● **Goal**:
Copy out all lines carrying the word "that".

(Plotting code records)
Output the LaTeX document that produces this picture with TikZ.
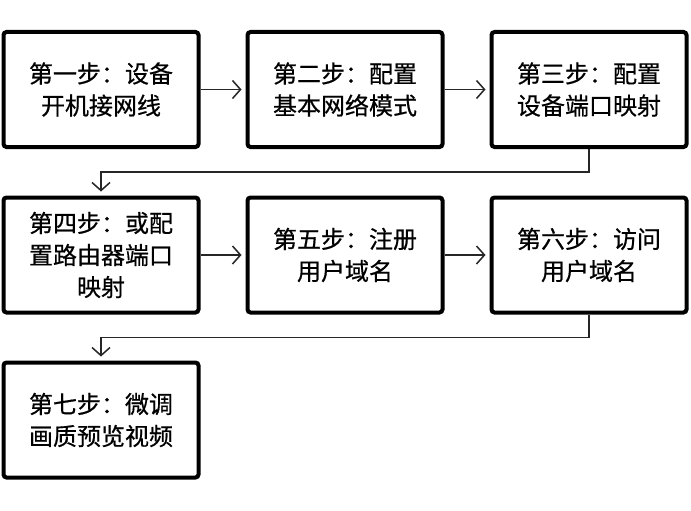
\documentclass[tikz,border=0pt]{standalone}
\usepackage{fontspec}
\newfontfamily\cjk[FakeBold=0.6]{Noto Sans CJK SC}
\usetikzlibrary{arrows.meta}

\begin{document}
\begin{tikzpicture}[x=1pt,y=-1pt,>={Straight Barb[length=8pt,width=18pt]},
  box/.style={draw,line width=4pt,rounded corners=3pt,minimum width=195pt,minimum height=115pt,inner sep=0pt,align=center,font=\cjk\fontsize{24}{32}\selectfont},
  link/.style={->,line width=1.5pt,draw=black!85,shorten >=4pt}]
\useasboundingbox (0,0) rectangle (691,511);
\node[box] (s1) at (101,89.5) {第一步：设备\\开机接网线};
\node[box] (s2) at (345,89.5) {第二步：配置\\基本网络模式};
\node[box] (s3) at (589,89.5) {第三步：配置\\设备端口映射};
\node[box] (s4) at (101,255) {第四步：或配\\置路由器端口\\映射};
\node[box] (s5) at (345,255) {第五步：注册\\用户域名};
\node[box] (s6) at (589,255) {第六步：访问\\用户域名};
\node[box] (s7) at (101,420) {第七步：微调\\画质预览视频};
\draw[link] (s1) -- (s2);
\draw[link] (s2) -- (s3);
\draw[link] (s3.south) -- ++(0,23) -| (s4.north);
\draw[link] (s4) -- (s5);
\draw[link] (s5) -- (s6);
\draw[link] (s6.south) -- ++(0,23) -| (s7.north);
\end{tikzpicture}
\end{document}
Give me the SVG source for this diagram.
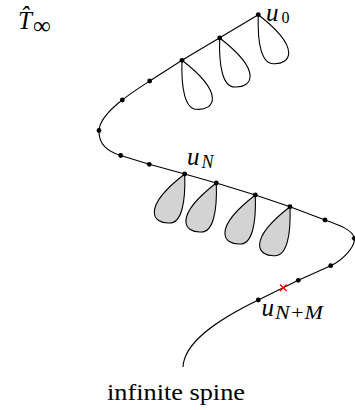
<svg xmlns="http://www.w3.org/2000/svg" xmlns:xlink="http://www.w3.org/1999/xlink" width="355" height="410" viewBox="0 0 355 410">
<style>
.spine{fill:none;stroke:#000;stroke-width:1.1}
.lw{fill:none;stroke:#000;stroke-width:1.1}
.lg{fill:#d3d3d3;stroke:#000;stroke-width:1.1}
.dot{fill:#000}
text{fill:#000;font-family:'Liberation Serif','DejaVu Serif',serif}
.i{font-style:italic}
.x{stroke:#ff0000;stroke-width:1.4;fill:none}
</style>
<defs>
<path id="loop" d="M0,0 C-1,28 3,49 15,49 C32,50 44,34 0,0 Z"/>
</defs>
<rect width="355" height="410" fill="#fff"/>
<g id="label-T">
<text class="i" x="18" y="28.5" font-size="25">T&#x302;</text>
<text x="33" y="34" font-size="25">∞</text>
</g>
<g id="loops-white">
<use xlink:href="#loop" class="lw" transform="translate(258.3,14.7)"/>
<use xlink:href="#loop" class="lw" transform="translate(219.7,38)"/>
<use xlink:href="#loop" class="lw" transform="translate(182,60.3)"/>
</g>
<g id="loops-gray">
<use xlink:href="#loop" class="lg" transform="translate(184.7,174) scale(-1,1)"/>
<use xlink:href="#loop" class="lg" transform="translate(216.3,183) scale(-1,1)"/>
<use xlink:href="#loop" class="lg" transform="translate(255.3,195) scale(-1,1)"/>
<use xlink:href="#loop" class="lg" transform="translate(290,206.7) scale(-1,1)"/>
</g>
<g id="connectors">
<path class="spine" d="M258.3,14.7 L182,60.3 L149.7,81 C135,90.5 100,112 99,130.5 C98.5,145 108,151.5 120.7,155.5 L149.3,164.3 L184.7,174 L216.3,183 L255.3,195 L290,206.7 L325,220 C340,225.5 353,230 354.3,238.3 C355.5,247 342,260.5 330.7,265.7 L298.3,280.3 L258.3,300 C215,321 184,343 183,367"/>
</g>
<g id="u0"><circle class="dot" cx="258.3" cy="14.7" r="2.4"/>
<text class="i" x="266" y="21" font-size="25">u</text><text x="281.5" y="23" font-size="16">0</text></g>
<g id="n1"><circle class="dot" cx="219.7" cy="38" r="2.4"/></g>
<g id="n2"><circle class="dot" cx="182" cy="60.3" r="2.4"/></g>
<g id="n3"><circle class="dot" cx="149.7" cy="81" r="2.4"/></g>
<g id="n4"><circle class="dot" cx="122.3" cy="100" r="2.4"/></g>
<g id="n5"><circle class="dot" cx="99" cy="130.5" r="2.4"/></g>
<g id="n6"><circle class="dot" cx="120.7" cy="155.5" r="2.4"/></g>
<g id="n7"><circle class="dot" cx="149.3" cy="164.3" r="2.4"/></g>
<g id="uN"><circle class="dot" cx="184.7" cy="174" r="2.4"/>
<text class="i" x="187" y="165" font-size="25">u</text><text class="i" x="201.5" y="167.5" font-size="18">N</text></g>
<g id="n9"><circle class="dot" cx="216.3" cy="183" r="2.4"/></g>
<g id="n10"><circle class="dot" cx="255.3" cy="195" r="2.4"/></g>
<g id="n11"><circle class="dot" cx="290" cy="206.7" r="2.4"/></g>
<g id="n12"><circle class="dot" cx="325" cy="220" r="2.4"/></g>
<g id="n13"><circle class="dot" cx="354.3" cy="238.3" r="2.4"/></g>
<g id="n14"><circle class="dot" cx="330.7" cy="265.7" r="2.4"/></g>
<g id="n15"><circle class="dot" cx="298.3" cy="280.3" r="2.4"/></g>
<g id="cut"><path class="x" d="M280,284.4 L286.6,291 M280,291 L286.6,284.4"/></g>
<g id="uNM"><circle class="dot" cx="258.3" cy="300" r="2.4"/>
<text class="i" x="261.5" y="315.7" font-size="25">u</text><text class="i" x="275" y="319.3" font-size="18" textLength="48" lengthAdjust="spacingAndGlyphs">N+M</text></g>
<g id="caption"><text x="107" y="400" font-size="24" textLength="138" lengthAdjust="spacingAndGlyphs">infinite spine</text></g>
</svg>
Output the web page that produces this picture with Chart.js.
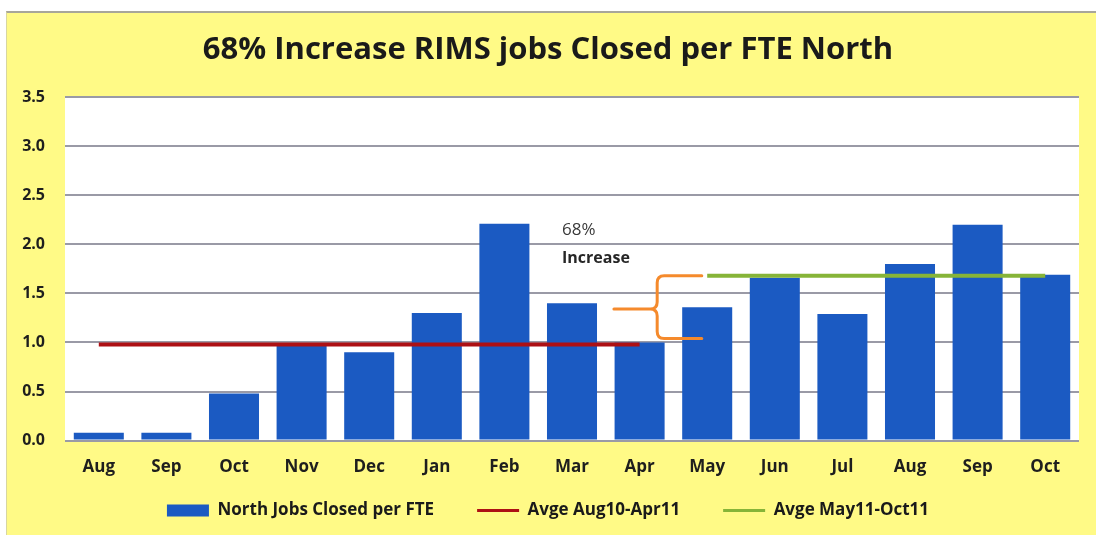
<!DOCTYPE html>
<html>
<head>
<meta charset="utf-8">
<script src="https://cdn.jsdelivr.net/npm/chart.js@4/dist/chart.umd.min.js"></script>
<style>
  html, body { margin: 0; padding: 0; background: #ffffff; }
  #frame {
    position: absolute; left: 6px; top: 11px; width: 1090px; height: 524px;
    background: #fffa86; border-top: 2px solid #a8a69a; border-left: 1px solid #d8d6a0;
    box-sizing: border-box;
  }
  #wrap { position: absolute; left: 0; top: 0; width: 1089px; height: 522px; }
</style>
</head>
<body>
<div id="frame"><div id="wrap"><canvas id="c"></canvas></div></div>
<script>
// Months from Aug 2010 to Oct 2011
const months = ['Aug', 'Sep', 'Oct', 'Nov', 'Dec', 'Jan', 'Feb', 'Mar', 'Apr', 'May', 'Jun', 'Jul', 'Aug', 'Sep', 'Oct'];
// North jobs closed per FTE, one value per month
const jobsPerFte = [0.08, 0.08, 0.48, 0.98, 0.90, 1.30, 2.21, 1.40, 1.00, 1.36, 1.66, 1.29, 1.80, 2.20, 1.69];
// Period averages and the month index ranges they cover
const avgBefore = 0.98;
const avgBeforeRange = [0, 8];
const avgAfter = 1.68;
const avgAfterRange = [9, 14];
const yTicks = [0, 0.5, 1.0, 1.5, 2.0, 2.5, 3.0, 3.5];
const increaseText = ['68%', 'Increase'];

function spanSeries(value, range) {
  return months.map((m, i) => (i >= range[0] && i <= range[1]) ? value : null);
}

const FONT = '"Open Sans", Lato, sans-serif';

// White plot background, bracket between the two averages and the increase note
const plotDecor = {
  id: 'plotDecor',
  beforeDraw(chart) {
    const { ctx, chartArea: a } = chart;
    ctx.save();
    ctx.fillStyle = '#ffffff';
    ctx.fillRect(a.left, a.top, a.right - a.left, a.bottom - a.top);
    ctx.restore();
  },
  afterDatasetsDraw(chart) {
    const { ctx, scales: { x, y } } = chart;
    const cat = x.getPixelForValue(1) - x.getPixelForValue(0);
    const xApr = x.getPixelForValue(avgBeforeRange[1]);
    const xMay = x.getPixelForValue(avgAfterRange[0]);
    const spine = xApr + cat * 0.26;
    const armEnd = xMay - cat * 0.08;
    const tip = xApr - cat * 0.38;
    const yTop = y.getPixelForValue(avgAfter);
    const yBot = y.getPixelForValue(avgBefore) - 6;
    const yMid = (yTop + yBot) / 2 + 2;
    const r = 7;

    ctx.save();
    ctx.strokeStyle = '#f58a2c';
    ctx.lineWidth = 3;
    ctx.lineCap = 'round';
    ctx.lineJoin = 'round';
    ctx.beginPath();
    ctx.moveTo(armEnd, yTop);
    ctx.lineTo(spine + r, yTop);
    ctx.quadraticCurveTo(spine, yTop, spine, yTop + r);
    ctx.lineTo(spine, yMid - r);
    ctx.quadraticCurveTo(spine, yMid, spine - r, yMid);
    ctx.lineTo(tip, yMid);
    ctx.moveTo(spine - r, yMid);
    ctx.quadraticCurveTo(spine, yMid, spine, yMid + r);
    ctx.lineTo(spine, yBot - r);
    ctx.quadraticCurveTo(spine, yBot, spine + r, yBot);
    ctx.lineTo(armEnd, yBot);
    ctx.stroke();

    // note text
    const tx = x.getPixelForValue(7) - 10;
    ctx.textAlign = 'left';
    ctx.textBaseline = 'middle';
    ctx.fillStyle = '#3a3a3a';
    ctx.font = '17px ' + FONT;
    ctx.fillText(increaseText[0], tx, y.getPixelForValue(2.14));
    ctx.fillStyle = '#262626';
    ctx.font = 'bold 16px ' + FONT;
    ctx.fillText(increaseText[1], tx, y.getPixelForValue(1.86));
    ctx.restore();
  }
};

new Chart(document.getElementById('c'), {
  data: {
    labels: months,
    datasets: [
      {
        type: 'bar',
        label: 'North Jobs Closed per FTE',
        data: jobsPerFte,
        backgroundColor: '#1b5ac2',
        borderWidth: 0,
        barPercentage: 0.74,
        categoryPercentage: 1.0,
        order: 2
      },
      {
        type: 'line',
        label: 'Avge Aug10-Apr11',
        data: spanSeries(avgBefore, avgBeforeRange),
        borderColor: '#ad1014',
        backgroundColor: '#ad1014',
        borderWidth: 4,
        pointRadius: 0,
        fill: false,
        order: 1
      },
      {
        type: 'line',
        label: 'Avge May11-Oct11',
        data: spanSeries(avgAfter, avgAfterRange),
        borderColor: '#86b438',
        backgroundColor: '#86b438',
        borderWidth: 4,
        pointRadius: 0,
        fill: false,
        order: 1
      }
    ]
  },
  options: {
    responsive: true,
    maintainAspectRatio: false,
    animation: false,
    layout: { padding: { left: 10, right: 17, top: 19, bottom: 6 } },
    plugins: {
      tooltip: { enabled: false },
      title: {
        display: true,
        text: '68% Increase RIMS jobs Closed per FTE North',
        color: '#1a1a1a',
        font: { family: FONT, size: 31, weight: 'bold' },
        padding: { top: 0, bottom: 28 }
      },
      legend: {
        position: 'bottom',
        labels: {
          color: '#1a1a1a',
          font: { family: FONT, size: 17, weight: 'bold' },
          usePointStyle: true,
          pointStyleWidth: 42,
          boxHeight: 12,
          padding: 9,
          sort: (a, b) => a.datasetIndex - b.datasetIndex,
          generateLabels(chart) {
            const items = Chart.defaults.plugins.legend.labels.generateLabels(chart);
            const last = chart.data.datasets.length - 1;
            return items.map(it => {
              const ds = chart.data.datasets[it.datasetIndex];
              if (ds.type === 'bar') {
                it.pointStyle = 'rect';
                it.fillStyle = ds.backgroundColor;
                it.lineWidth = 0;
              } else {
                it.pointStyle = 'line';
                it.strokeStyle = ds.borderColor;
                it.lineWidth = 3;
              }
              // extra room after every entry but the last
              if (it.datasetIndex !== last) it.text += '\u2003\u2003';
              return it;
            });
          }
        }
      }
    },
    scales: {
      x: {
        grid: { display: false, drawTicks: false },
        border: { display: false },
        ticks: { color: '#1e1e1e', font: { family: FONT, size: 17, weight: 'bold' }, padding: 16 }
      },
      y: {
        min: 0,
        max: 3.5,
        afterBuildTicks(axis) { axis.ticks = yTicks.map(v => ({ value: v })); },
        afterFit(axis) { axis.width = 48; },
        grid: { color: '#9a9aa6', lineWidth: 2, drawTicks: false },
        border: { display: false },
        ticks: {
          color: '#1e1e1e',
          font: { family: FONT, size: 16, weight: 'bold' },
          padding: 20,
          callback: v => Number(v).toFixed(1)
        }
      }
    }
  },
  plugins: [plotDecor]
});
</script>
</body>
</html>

● **Task output**:
Output the LaTeX document that produces this picture with TikZ.
Output the web page that produces this picture with Chart.js.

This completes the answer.